Limpió de juguetes, de papeles pintarrajeados y lápices de colores un sillón grande y viejo y me pidió que me sentara mientras ella preparaba el café. Me encontré solo en un salón muy amplio en el que predominaban a la vez el vacío y el desorden. Sobre la mesa hay una licuadora igual a la que usamos mi mujer y yo para hacerle al niño la papilla de frutas, un biberón sucio, un frasco de jabón líquido infantil, un pañal desechable que huele muy fuerte a orines. Los ruidos de la calle llegaban a través de dos balcones con visillos que filtraban la luz escasa del día nublado. En una habitación contigua lloraba el niño y se oía muy alta la música de un programa matinal de dibujos animados. Qué estoy haciendo aquí, absurdo y correcto como una visita, sentado rígidamente en el sillón, sin atreverme ni a cruzar las piernas, esperando a verla aparecer en el umbral, como la esperaba entonces, ávido y asustado de su presencia, codicioso de cada uno de sus rasgos y sus gestos, de su manera de vestirse un poco fantástica para nuestra ciudad de provincias, de su claro acento de Madrid.

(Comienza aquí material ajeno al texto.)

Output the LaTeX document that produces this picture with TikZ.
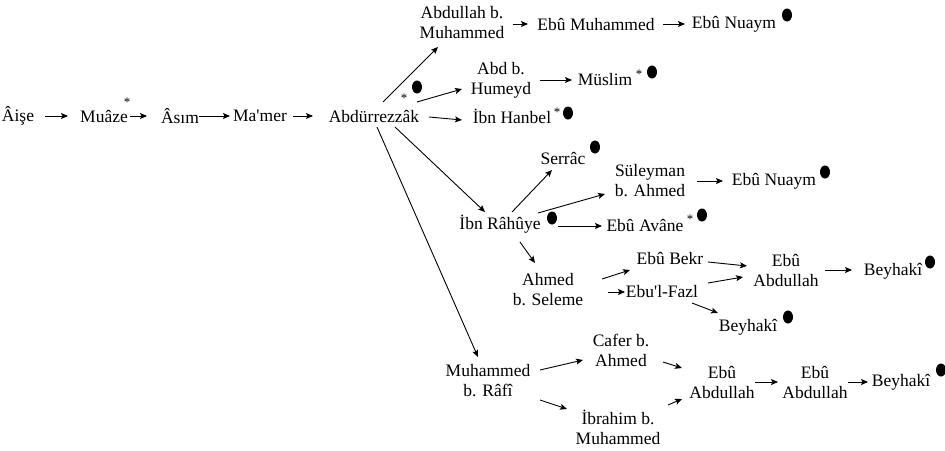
\documentclass[tikz,border=0pt]{standalone}
\usepackage{fontspec}
\setmainfont{Liberation Serif}
\usetikzlibrary{arrows.meta,calc,shapes.geometric}
\tikzset{
  nm/.style={inner sep=0pt, outer sep=0pt, align=center, font=\fontsize{17.5}{20}\selectfont},
  arr/.style={line width=0.9pt, -{Stealth[length=7pt,width=6pt,inset=1.5pt]}},
  dotmark/.style={ellipse, fill=black, minimum width=10pt, minimum height=13pt, inner sep=0pt},
  starmark/.style={inner sep=0pt, font=\fontsize{13}{13}\selectfont}
}
\begin{document}
\begin{tikzpicture}[x=1pt,y=-1pt]
\useasboundingbox[fill=white] (0,0) rectangle (945,450);
% nodes
\node[nm] (aise) at (18,116) {Âişe};
\node[nm] (muaze) at (104,116) {Muâze};
\node[nm] (asim) at (180,116) {Âsım};
\node[nm] (mamer) at (260,116) {Ma\textquotesingle mer};
\node[nm] (abdur) at (374,116) {Abdürrezzâk};
\node[nm] (abdullah) at (462,23) {Abdullah b.\\Muhammed};
\node[nm] (ebumuh) at (596,24) {Ebû Muhammed};
\node[nm] (ebunuaym1) at (734,24) {Ebû Nuaym};
\node[nm] (abd) at (501,80) {Abd b.\\Humeyd};
\node[nm] (muslim) at (605,80) {Müslim};
\node[nm] (ibnhanbel) at (512,116) {İbn Hanbel};
\node[nm] (serrac) at (563,158) {Serrâc};
\node[nm] (suleyman) at (650,181) {Süleyman\\b. Ahmed};
\node[nm] (ebunuaym2) at (774,181) {Ebû Nuaym};
\node[nm] (ibnrahuye) at (500,224) {İbn Râhûye};
\node[nm] (ebuavane) at (645,225) {Ebû Avâne};
\node[nm] (ahmed) at (548,290) {Ahmed\\b. Seleme};
\node[nm] (ebubekr) at (670,258) {Ebû Bekr};
\node[nm] (ebulfazl) at (662,292) {Ebu\textquotesingle l-Fazl};
\node[nm] (ebuabd1) at (786,270) {Ebû\\Abdullah};
\node[nm] (beyhaki1) at (893,271) {Beyhakî};
\node[nm] (beyhaki2) at (748,327) {Beyhakî};
\node[nm] (muhrafi) at (488,381) {Muhammed\\b. Râfî};
\node[nm] (cafer) at (621,350) {Cafer b.\\Ahmed};
\node[nm] (ibrahim) at (618,427) {İbrahim b.\\Muhammed};
\node[nm] (ebuabd2) at (722,382) {Ebû\\Abdullah};
\node[nm] (ebuabd3) at (815,382) {Ebû\\Abdullah};
\node[nm] (beyhaki3) at (901,382) {Beyhakî};
% stars
\node[starmark] (s1) at (127,102) {*};
\node[starmark] (s2) at (404,98) {*};
\node[starmark] (s3) at (639,74) {*};
\node[starmark] (s4) at (557,112) {*};
\node[starmark] (s5) at (690,219) {*};
% dots
\node[dotmark] (d1) at (417,87) {};
\node[dotmark] (d2) at (787,15) {};
\node[dotmark] (d3) at (652,72) {};
\node[dotmark] (d4) at (568,113) {};
\node[dotmark] (d5) at (595,147) {};
\node[dotmark] (d6) at (825,172) {};
\node[dotmark] (d7) at (552,218) {};
\node[dotmark] (d8) at (702,215) {};
\node[dotmark] (d9) at (930,262) {};
\node[dotmark] (d10) at (788,317) {};
\node[dotmark] (d11) at (941,370) {};
% connectors
\draw[arr] ([shift={(27,0)}]aise.center) -- ([shift={(-36,0)}]muaze.center);
\draw[arr] ([shift={(26,0)}]muaze.center) -- ([shift={(-33,0)}]asim.center);
\draw[arr] ([shift={(19,0)}]asim.center) -- ([shift={(-30,0)}]mamer.center);
\draw[arr] ([shift={(33,0)}]mamer.center) -- ([shift={(-61,0)}]abdur.center);
\draw[arr] ([shift={(9,-14)}]abdur.center) -- ([shift={(-24,24)}]abdullah.center);
\draw[arr] ([shift={(43,-14)}]abdur.center) -- ([shift={(-39,9)}]abd.center);
\draw[arr] ([shift={(55,1)}]abdur.center) -- ([shift={(-50,4)}]ibnhanbel.center);
\draw[arr] ([shift={(21,11)}]abdur.center) -- ([shift={(-15,-12)}]ibnrahuye.center);
\draw[arr] ([shift={(3,11)}]abdur.center) -- ([shift={(-10,-24)}]muhrafi.center);
\draw[arr] ([shift={(51,1)}]abdullah.center) -- ([shift={(-68,0)}]ebumuh.center);
\draw[arr] ([shift={(67,0)}]ebumuh.center) -- ([shift={(-49,0)}]ebunuaym1.center);
\draw[arr] ([shift={(39,0)}]abd.center) -- ([shift={(-33,0)}]muslim.center);
\draw[arr] ([shift={(12,-12)}]ibnrahuye.center) -- ([shift={(-11,12)}]serrac.center);
\draw[arr] ([shift={(38,-11)}]ibnrahuye.center) -- ([shift={(-45,13)}]suleyman.center);
\draw[arr] ([shift={(47,0)}]suleyman.center) -- ([shift={(-51,0)}]ebunuaym2.center);
\draw[arr] ([shift={(58,2)}]ibnrahuye.center) -- ([shift={(-43,1)}]ebuavane.center);
\draw[arr] ([shift={(20,18)}]ibnrahuye.center) -- ([shift={(-13,-27)}]ahmed.center);
\draw[arr] ([shift={(54,-11)}]ahmed.center) -- ([shift={(-40,12)}]ebubekr.center);
\draw[arr] ([shift={(60,2)}]ahmed.center) -- ([shift={(-37,0)}]ebulfazl.center);
\draw[arr] ([shift={(38,4)}]ebubekr.center) -- ([shift={(-39,-4)}]ebuabd1.center);
\draw[arr] ([shift={(46,-9)}]ebulfazl.center) -- ([shift={(-43,7)}]ebuabd1.center);
\draw[arr] ([shift={(39,0)}]ebuabd1.center) -- ([shift={(-41,-1)}]beyhaki1.center);
\draw[arr] ([shift={(30,11)}]ebulfazl.center) -- ([shift={(-30,-14)}]beyhaki2.center);
\draw[arr] ([shift={(52,-11)}]muhrafi.center) -- ([shift={(-38,10)}]cafer.center);
\draw[arr] ([shift={(52,19)}]muhrafi.center) -- ([shift={(-51,-18)}]ibrahim.center);
\draw[arr] ([shift={(42,12)}]cafer.center) -- ([shift={(-40,-14)}]ebuabd2.center);
\draw[arr] ([shift={(50,-22)}]ibrahim.center) -- ([shift={(-40,17)}]ebuabd2.center);
\draw[arr] ([shift={(33,0)}]ebuabd2.center) -- ([shift={(-37,0)}]ebuabd3.center);
\draw[arr] ([shift={(33,0)}]ebuabd3.center) -- ([shift={(-33,0)}]beyhaki3.center);
\end{tikzpicture}
\end{document}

Vuelve con los cafés en una bandeja, y al ponerla en la mesa descubre el pañal sucio, y lo aparta de la vista con un gesto de contrariedad y de cansancio, ahora se me ha olvidado el azúcar, no sé dónde tengo la cabeza, se lleva el pañal, el biberón y la licuadora, la oigo decirle algo al niño, que se queda callado, aparece de nuevo sonriéndome con cara de disculpa y apartándose un mechón de los ojos y entonces, como en una iluminación, la veo igual que era hace cinco años, con la precisión con que se ve un paisaje al limpiar un cristal empañado, y pienso que se parece mucho a alguien, aunque tardo en descubrirlo unos segundos: a la mujer de la agencia de viajes, la Olympia que nos gusta tanto a mi amigo Juan y a mí. El mismo escorzo cuando se aparta el pelo de la cara, el mismo color entre rubio y castaño, la boca grande, la línea de la barbilla y la mandíbula, la luz en los ojos claros.

Como me ocurría cuando estaba muy enamorado de ella, no llego a concentrarme del todo en lo que me dice, ensimismado en la atención fanática del amor, de una pasión adolescente, contemplativa, paralizadora, que alcanzaba en la imposibilidad su tortuosa culminación, que alimentaba el deseo de impotencia, y el sufrimiento y la cobardía de literatura. Dejé Medicina cuando me quedé embarazada, te acuerdas, intenté volver cuando la niña estuvo algo mayor pero entonces me quedé embarazada de nuevo, y ahora estoy pensando matricularme en Enfermería, es más corto y me convalidan asignaturas, y yo creo que es más fácil encontrar trabajo. Imagínate, con la experiencia que ya tengo pueden nombrarme jefa de planta de Maternidad.